Transcribe everything in the data word for word. Pictures are left out.

-- start Data provided --

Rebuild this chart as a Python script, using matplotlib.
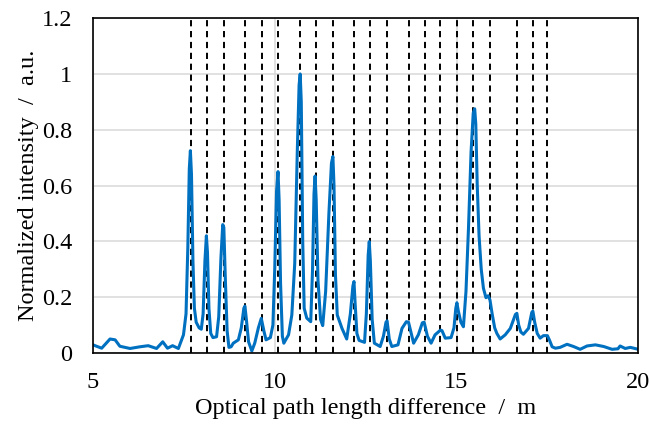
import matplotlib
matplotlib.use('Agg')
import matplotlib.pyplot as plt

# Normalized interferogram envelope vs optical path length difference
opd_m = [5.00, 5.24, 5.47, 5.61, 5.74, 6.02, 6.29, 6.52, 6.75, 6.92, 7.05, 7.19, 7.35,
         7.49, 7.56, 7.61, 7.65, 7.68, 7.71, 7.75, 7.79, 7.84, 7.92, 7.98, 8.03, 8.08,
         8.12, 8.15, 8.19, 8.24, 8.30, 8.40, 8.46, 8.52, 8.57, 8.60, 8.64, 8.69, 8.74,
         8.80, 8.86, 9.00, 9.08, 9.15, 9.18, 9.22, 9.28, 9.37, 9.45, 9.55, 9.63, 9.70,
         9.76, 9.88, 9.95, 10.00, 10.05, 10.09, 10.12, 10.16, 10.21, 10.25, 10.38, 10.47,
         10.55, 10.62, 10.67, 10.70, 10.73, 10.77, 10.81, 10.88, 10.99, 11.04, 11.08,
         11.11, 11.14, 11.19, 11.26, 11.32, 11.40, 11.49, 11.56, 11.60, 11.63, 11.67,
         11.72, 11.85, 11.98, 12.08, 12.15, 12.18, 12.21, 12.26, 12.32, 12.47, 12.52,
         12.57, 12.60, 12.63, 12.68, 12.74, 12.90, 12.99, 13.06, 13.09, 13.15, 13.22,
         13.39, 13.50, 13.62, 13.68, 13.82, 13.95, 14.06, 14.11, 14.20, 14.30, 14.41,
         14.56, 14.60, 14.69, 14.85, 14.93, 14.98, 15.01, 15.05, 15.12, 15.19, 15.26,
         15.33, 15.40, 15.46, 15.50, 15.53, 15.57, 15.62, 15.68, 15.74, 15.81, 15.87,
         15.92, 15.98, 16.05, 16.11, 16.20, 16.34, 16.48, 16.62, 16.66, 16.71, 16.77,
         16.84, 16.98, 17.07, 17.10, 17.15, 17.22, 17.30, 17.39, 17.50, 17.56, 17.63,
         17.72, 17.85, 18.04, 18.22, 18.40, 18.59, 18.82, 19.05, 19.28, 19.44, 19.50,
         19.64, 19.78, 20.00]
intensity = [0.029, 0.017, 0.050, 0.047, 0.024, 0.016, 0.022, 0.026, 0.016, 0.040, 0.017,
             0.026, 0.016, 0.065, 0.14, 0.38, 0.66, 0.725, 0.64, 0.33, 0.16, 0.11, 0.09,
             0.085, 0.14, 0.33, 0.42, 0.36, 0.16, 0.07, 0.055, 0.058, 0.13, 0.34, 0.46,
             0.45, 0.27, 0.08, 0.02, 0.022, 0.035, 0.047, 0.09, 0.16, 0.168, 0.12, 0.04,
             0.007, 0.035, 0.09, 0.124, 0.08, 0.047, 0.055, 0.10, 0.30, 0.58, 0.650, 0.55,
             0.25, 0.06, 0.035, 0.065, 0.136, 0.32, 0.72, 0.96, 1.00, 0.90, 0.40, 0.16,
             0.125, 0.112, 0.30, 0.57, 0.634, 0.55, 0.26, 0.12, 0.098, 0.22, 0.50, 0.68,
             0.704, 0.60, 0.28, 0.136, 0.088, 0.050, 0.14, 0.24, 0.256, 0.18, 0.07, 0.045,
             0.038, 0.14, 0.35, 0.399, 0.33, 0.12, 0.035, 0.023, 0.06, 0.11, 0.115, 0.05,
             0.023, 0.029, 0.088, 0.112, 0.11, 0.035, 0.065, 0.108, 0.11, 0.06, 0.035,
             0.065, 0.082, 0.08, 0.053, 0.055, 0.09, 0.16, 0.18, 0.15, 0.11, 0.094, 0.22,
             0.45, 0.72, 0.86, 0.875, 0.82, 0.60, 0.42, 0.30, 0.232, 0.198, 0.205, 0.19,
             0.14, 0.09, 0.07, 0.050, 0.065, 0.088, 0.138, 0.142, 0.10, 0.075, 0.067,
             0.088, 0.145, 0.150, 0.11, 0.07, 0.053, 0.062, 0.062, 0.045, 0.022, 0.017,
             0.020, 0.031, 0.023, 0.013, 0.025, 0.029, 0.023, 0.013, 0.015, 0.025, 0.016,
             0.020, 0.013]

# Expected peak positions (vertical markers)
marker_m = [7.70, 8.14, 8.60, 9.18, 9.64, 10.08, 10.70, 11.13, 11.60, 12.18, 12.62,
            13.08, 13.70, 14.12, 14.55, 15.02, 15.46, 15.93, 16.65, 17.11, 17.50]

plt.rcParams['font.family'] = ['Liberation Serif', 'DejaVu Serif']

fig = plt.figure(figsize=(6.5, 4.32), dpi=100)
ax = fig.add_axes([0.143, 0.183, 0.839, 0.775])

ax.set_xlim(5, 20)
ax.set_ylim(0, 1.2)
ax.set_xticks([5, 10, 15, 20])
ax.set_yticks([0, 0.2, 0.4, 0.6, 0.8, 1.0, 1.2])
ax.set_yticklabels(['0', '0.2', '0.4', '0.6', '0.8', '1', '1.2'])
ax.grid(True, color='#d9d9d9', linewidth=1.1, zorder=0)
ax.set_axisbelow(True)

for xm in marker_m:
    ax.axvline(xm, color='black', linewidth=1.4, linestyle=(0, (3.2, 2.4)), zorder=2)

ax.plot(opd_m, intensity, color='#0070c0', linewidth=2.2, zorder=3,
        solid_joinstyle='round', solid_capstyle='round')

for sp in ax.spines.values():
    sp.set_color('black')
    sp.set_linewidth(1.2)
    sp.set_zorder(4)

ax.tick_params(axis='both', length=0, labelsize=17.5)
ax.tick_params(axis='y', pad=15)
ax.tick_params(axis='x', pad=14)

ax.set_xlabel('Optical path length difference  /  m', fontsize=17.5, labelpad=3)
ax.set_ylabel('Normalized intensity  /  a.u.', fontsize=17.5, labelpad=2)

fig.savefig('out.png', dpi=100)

-- end Data provided --

#### Answer for this exercise:
Rebuild this chart as a Python script, using matplotlib.
import matplotlib
matplotlib.use('Agg')
import matplotlib.pyplot as plt

# Normalized interferogram envelope vs optical path length difference
opd_m = [5.00, 5.24, 5.47, 5.61, 5.74, 6.02, 6.29, 6.52, 6.75, 6.92, 7.05, 7.19, 7.35,
         7.49, 7.56, 7.61, 7.65, 7.68, 7.71, 7.75, 7.79, 7.84, 7.92, 7.98, 8.03, 8.08,
         8.12, 8.15, 8.19, 8.24, 8.30, 8.40, 8.46, 8.52, 8.57, 8.60, 8.64, 8.69, 8.74,
         8.80, 8.86, 9.00, 9.08, 9.15, 9.18, 9.22, 9.28, 9.37, 9.45, 9.55, 9.63, 9.70,
         9.76, 9.88, 9.95, 10.00, 10.05, 10.09, 10.12, 10.16, 10.21, 10.25, 10.38, 10.47,
         10.55, 10.62, 10.67, 10.70, 10.73, 10.77, 10.81, 10.88, 10.99, 11.04, 11.08,
         11.11, 11.14, 11.19, 11.26, 11.32, 11.40, 11.49, 11.56, 11.60, 11.63, 11.67,
         11.72, 11.85, 11.98, 12.08, 12.15, 12.18, 12.21, 12.26, 12.32, 12.47, 12.52,
         12.57, 12.60, 12.63, 12.68, 12.74, 12.90, 12.99, 13.06, 13.09, 13.15, 13.22,
         13.39, 13.50, 13.62, 13.68, 13.82, 13.95, 14.06, 14.11, 14.20, 14.30, 14.41,
         14.56, 14.60, 14.69, 14.85, 14.93, 14.98, 15.01, 15.05, 15.12, 15.19, 15.26,
         15.33, 15.40, 15.46, 15.50, 15.53, 15.57, 15.62, 15.68, 15.74, 15.81, 15.87,
         15.92, 15.98, 16.05, 16.11, 16.20, 16.34, 16.48, 16.62, 16.66, 16.71, 16.77,
         16.84, 16.98, 17.07, 17.10, 17.15, 17.22, 17.30, 17.39, 17.50, 17.56, 17.63,
         17.72, 17.85, 18.04, 18.22, 18.40, 18.59, 18.82, 19.05, 19.28, 19.44, 19.50,
         19.64, 19.78, 20.00]
intensity = [0.029, 0.017, 0.050, 0.047, 0.024, 0.016, 0.022, 0.026, 0.016, 0.040, 0.017,
             0.026, 0.016, 0.065, 0.14, 0.38, 0.66, 0.725, 0.64, 0.33, 0.16, 0.11, 0.09,
             0.085, 0.14, 0.33, 0.42, 0.36, 0.16, 0.07, 0.055, 0.058, 0.13, 0.34, 0.46,
             0.45, 0.27, 0.08, 0.02, 0.022, 0.035, 0.047, 0.09, 0.16, 0.168, 0.12, 0.04,
             0.007, 0.035, 0.09, 0.124, 0.08, 0.047, 0.055, 0.10, 0.30, 0.58, 0.650, 0.55,
             0.25, 0.06, 0.035, 0.065, 0.136, 0.32, 0.72, 0.96, 1.00, 0.90, 0.40, 0.16,
             0.125, 0.112, 0.30, 0.57, 0.634, 0.55, 0.26, 0.12, 0.098, 0.22, 0.50, 0.68,
             0.704, 0.60, 0.28, 0.136, 0.088, 0.050, 0.14, 0.24, 0.256, 0.18, 0.07, 0.045,
             0.038, 0.14, 0.35, 0.399, 0.33, 0.12, 0.035, 0.023, 0.06, 0.11, 0.115, 0.05,
             0.023, 0.029, 0.088, 0.112, 0.11, 0.035, 0.065, 0.108, 0.11, 0.06, 0.035,
             0.065, 0.082, 0.08, 0.053, 0.055, 0.09, 0.16, 0.18, 0.15, 0.11, 0.094, 0.22,
             0.45, 0.72, 0.86, 0.875, 0.82, 0.60, 0.42, 0.30, 0.232, 0.198, 0.205, 0.19,
             0.14, 0.09, 0.07, 0.050, 0.065, 0.088, 0.138, 0.142, 0.10, 0.075, 0.067,
             0.088, 0.145, 0.150, 0.11, 0.07, 0.053, 0.062, 0.062, 0.045, 0.022, 0.017,
             0.020, 0.031, 0.023, 0.013, 0.025, 0.029, 0.023, 0.013, 0.015, 0.025, 0.016,
             0.020, 0.013]

# Expected peak positions (vertical markers)
marker_m = [7.70, 8.14, 8.60, 9.18, 9.64, 10.08, 10.70, 11.13, 11.60, 12.18, 12.62,
            13.08, 13.70, 14.12, 14.55, 15.02, 15.46, 15.93, 16.65, 17.11, 17.50]

plt.rcParams['font.family'] = ['Liberation Serif', 'DejaVu Serif']

fig = plt.figure(figsize=(6.5, 4.32), dpi=100)
ax = fig.add_axes([0.143, 0.183, 0.839, 0.775])

ax.set_xlim(5, 20)
ax.set_ylim(0, 1.2)
ax.set_xticks([5, 10, 15, 20])
ax.set_yticks([0, 0.2, 0.4, 0.6, 0.8, 1.0, 1.2])
ax.set_yticklabels(['0', '0.2', '0.4', '0.6', '0.8', '1', '1.2'])
ax.grid(True, color='#d9d9d9', linewidth=1.1, zorder=0)
ax.set_axisbelow(True)

for xm in marker_m:
    ax.axvline(xm, color='black', linewidth=1.4, linestyle=(0, (3.2, 2.4)), zorder=2)

ax.plot(opd_m, intensity, color='#0070c0', linewidth=2.2, zorder=3,
        solid_joinstyle='round', solid_capstyle='round')

for sp in ax.spines.values():
    sp.set_color('black')
    sp.set_linewidth(1.2)
    sp.set_zorder(4)

ax.tick_params(axis='both', length=0, labelsize=17.5)
ax.tick_params(axis='y', pad=15)
ax.tick_params(axis='x', pad=14)

ax.set_xlabel('Optical path length difference  /  m', fontsize=17.5, labelpad=3)
ax.set_ylabel('Normalized intensity  /  a.u.', fontsize=17.5, labelpad=2)

fig.savefig('out.png', dpi=100)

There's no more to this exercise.